Task description:
Copy the data below exactly, omitting any picture it contains.

***** Provided data

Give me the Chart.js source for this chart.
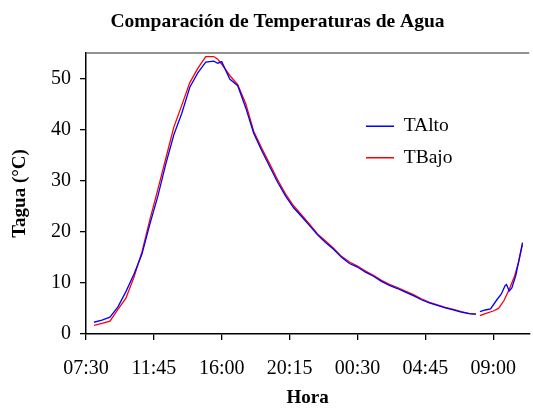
<!DOCTYPE html>
<html>
<head>
<meta charset="utf-8">
<script src="https://cdn.jsdelivr.net/npm/chart.js@4/dist/chart.umd.min.js"></script>
<style>
  html, body { margin: 0; padding: 0; background: #fff; }
  #wrap { width: 533px; height: 412px; }
</style>
</head>
<body>
<div id="wrap"><canvas id="c" width="533" height="412"></canvas></div>
<script>
// Elapsed minutes since 07:30 (null entries break the line)
const timesAlto = [30,60,90,120,150,180,210,240,270,300,330,360,390,420,450,480,495,510,540,570,600,630,660,690,720,750,780,810,840,870,900,930,960,990,1020,1050,1080,1110,1140,1170,1200,1230,1260,1290,1320,1350,1380,1410,1440,1465,1472,1480,1500,1520,1545,1560,1575,1580,1590,1600,1615,1640];
const tAlto = [2.3,2.7,3.3,5.3,8.3,11.7,15.6,21.5,27.0,33.3,39.0,43.2,48.3,51.1,53.2,53.4,53.0,53.3,49.9,48.6,44.3,39.3,35.9,32.8,29.7,27.0,24.7,23.0,21.2,19.4,17.9,16.6,15.0,13.8,13.1,12.1,11.3,10.3,9.5,8.9,8.2,7.5,6.7,6.1,5.6,5.1,4.7,4.3,4.0,3.9,null,4.4,4.7,4.9,6.8,7.8,9.5,9.7,8.4,9.0,11.5,17.9];
const timesBajo = [30,60,90,120,150,180,210,240,270,300,330,360,390,420,450,480,495,510,540,570,600,630,660,690,720,750,780,810,840,870,900,930,960,990,1020,1050,1080,1110,1140,1170,1200,1230,1260,1290,1320,1350,1380,1410,1440,1465,1472,1480,1500,1530,1550,1570,1590,1610,1625,1640];
const tBajo = [1.7,2.1,2.5,4.8,7.0,11.1,16.0,22.4,28.3,34.4,40.5,44.8,49.2,52.0,54.3,54.3,53.8,52.8,50.6,48.8,45.1,39.7,36.4,33.3,30.2,27.4,25.1,23.3,21.5,19.6,18.2,16.8,15.2,14.1,13.3,12.3,11.5,10.5,9.7,9.1,8.4,7.7,6.9,6.2,5.7,5.2,4.8,4.4,4.0,3.9,null,3.6,4.0,4.5,5.0,6.5,8.7,11.3,14.0,17.5];

const xTickValues = [0,255,510,765,1020,1275,1530];
const xTickLabels = ['07:30','11:45','16:00','20:15','00:30','04:45','09:00'];
const yTickValues = [0,10,20,30,40,50];

const seriesNames = ['TAlto','TBajo'];
const seriesColors = ['#0000FF','#FF0000'];

const toPoints = (xs, ys) => xs.map((x, i) => ({x: x, y: ys[i]}));

const FONT = "'Liberation Serif', 'Times New Roman', serif";

const topFrame = {
  id: 'topFrame',
  beforeDatasetsDraw(chart) {
    const {ctx, chartArea} = chart;
    ctx.save();
    ctx.strokeStyle = '#6e6e6e';
    ctx.lineWidth = 1.5;
    ctx.beginPath();
    ctx.moveTo(chartArea.left, chartArea.top);
    ctx.lineTo(chartArea.right, chartArea.top);
    ctx.stroke();
    ctx.restore();
  }
};

const placeLegend = {
  id: 'placeLegend',
  afterLayout(chart) {
    const lg = chart.legend;
    if (!lg) return;
    lg.left = 354; lg.top = 104.5; lg.right = 533; lg.bottom = 334;
    lg.width = lg.right - lg.left; lg.height = lg.bottom - lg.top;
  }
};

new Chart(document.getElementById('c'), {
  type: 'line',
  data: {
    datasets: [
      { label: seriesNames[0], data: toPoints(timesAlto, tAlto), borderColor: seriesColors[0], backgroundColor: seriesColors[0], borderWidth: 1.3, pointRadius: 0, tension: 0, spanGaps: false },
      { label: seriesNames[1], data: toPoints(timesBajo, tBajo), borderColor: seriesColors[1], backgroundColor: seriesColors[1], borderWidth: 1.3, pointRadius: 0, tension: 0, spanGaps: false }
    ]
  },
  options: {
    responsive: false,
    animation: false,
    devicePixelRatio: 1,
    layout: { padding: { left: 22, right: 0, top: 0, bottom: 0 } },
    plugins: {
      title: {
        display: true,
        text: 'Comparación de Temperaturas de Agua',
        color: '#000',
        font: { family: FONT, size: 19.5, weight: 'bold' },
        padding: { top: 10, bottom: 19.6 }
      },
      legend: {
        display: true,
        position: 'chartArea',
        align: 'start',
        labels: {
          usePointStyle: true,
          pointStyle: 'line',
          pointStyleWidth: 28,
          padding: 12,
          color: '#000',
          font: { family: FONT, size: 19.5 }
        }
      },
      tooltip: { enabled: false }
    },
    scales: {
      x: {
        type: 'linear',
        min: 0,
        max: 1665,
        afterBuildTicks: (s) => { s.ticks = xTickValues.map(v => ({ value: v })); },
        afterFit: (s) => { s.height = 78; },
        ticks: {
          autoSkip: false,
          maxRotation: 0,
          padding: 17,
          color: '#000',
          font: { family: FONT, size: 20 },
          callback: (v, i) => xTickLabels[i]
        },
        grid: { display: true, drawOnChartArea: false, drawTicks: true, tickLength: 6, color: '#000', lineWidth: 1.3 },
        border: { display: true, color: '#000', width: 1.5 },
        title: {
          display: true,
          text: 'Hora',
          color: '#000',
          font: { family: FONT, size: 19, weight: 'bold' },
          padding: { top: 0, bottom: 3 }
        }
      },
      y: {
        type: 'linear',
        min: 0,
        max: 55,
        afterBuildTicks: (s) => { s.ticks = yTickValues.map(v => ({ value: v })); },
        afterFit: (s) => { s.width = 64; },
        ticks: {
          padding: 9,
          color: '#000',
          font: { family: FONT, size: 20 }
        },
        grid: { display: true, drawOnChartArea: false, drawTicks: true, tickLength: 6, color: '#000', lineWidth: 1.3 },
        border: { display: true, color: '#000', width: 1.5 },
        title: {
          display: true,
          text: 'Tagua (°C)',
          color: '#000',
          font: { family: FONT, size: 19, weight: 'bold' },
          padding: { top: -13, bottom: 0 }
        }
      }
    }
  },
  plugins: [topFrame, placeLegend]
});
</script>
</body>
</html>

**********

Output of the task:
Give me the Chart.js source for this chart.
<!DOCTYPE html>
<html>
<head>
<meta charset="utf-8">
<script src="https://cdn.jsdelivr.net/npm/chart.js@4/dist/chart.umd.min.js"></script>
<style>
  html, body { margin: 0; padding: 0; background: #fff; }
  #wrap { width: 533px; height: 412px; }
</style>
</head>
<body>
<div id="wrap"><canvas id="c" width="533" height="412"></canvas></div>
<script>
// Elapsed minutes since 07:30 (null entries break the line)
const timesAlto = [30,60,90,120,150,180,210,240,270,300,330,360,390,420,450,480,495,510,540,570,600,630,660,690,720,750,780,810,840,870,900,930,960,990,1020,1050,1080,1110,1140,1170,1200,1230,1260,1290,1320,1350,1380,1410,1440,1465,1472,1480,1500,1520,1545,1560,1575,1580,1590,1600,1615,1640];
const tAlto = [2.3,2.7,3.3,5.3,8.3,11.7,15.6,21.5,27.0,33.3,39.0,43.2,48.3,51.1,53.2,53.4,53.0,53.3,49.9,48.6,44.3,39.3,35.9,32.8,29.7,27.0,24.7,23.0,21.2,19.4,17.9,16.6,15.0,13.8,13.1,12.1,11.3,10.3,9.5,8.9,8.2,7.5,6.7,6.1,5.6,5.1,4.7,4.3,4.0,3.9,null,4.4,4.7,4.9,6.8,7.8,9.5,9.7,8.4,9.0,11.5,17.9];
const timesBajo = [30,60,90,120,150,180,210,240,270,300,330,360,390,420,450,480,495,510,540,570,600,630,660,690,720,750,780,810,840,870,900,930,960,990,1020,1050,1080,1110,1140,1170,1200,1230,1260,1290,1320,1350,1380,1410,1440,1465,1472,1480,1500,1530,1550,1570,1590,1610,1625,1640];
const tBajo = [1.7,2.1,2.5,4.8,7.0,11.1,16.0,22.4,28.3,34.4,40.5,44.8,49.2,52.0,54.3,54.3,53.8,52.8,50.6,48.8,45.1,39.7,36.4,33.3,30.2,27.4,25.1,23.3,21.5,19.6,18.2,16.8,15.2,14.1,13.3,12.3,11.5,10.5,9.7,9.1,8.4,7.7,6.9,6.2,5.7,5.2,4.8,4.4,4.0,3.9,null,3.6,4.0,4.5,5.0,6.5,8.7,11.3,14.0,17.5];

const xTickValues = [0,255,510,765,1020,1275,1530];
const xTickLabels = ['07:30','11:45','16:00','20:15','00:30','04:45','09:00'];
const yTickValues = [0,10,20,30,40,50];

const seriesNames = ['TAlto','TBajo'];
const seriesColors = ['#0000FF','#FF0000'];

const toPoints = (xs, ys) => xs.map((x, i) => ({x: x, y: ys[i]}));

const FONT = "'Liberation Serif', 'Times New Roman', serif";

const topFrame = {
  id: 'topFrame',
  beforeDatasetsDraw(chart) {
    const {ctx, chartArea} = chart;
    ctx.save();
    ctx.strokeStyle = '#6e6e6e';
    ctx.lineWidth = 1.5;
    ctx.beginPath();
    ctx.moveTo(chartArea.left, chartArea.top);
    ctx.lineTo(chartArea.right, chartArea.top);
    ctx.stroke();
    ctx.restore();
  }
};

const placeLegend = {
  id: 'placeLegend',
  afterLayout(chart) {
    const lg = chart.legend;
    if (!lg) return;
    lg.left = 354; lg.top = 104.5; lg.right = 533; lg.bottom = 334;
    lg.width = lg.right - lg.left; lg.height = lg.bottom - lg.top;
  }
};

new Chart(document.getElementById('c'), {
  type: 'line',
  data: {
    datasets: [
      { label: seriesNames[0], data: toPoints(timesAlto, tAlto), borderColor: seriesColors[0], backgroundColor: seriesColors[0], borderWidth: 1.3, pointRadius: 0, tension: 0, spanGaps: false },
      { label: seriesNames[1], data: toPoints(timesBajo, tBajo), borderColor: seriesColors[1], backgroundColor: seriesColors[1], borderWidth: 1.3, pointRadius: 0, tension: 0, spanGaps: false }
    ]
  },
  options: {
    responsive: false,
    animation: false,
    devicePixelRatio: 1,
    layout: { padding: { left: 22, right: 0, top: 0, bottom: 0 } },
    plugins: {
      title: {
        display: true,
        text: 'Comparación de Temperaturas de Agua',
        color: '#000',
        font: { family: FONT, size: 19.5, weight: 'bold' },
        padding: { top: 10, bottom: 19.6 }
      },
      legend: {
        display: true,
        position: 'chartArea',
        align: 'start',
        labels: {
          usePointStyle: true,
          pointStyle: 'line',
          pointStyleWidth: 28,
          padding: 12,
          color: '#000',
          font: { family: FONT, size: 19.5 }
        }
      },
      tooltip: { enabled: false }
    },
    scales: {
      x: {
        type: 'linear',
        min: 0,
        max: 1665,
        afterBuildTicks: (s) => { s.ticks = xTickValues.map(v => ({ value: v })); },
        afterFit: (s) => { s.height = 78; },
        ticks: {
          autoSkip: false,
          maxRotation: 0,
          padding: 17,
          color: '#000',
          font: { family: FONT, size: 20 },
          callback: (v, i) => xTickLabels[i]
        },
        grid: { display: true, drawOnChartArea: false, drawTicks: true, tickLength: 6, color: '#000', lineWidth: 1.3 },
        border: { display: true, color: '#000', width: 1.5 },
        title: {
          display: true,
          text: 'Hora',
          color: '#000',
          font: { family: FONT, size: 19, weight: 'bold' },
          padding: { top: 0, bottom: 3 }
        }
      },
      y: {
        type: 'linear',
        min: 0,
        max: 55,
        afterBuildTicks: (s) => { s.ticks = yTickValues.map(v => ({ value: v })); },
        afterFit: (s) => { s.width = 64; },
        ticks: {
          padding: 9,
          color: '#000',
          font: { family: FONT, size: 20 }
        },
        grid: { display: true, drawOnChartArea: false, drawTicks: true, tickLength: 6, color: '#000', lineWidth: 1.3 },
        border: { display: true, color: '#000', width: 1.5 },
        title: {
          display: true,
          text: 'Tagua (°C)',
          color: '#000',
          font: { family: FONT, size: 19, weight: 'bold' },
          padding: { top: -13, bottom: 0 }
        }
      }
    }
  },
  plugins: [topFrame, placeLegend]
});
</script>
</body>
</html>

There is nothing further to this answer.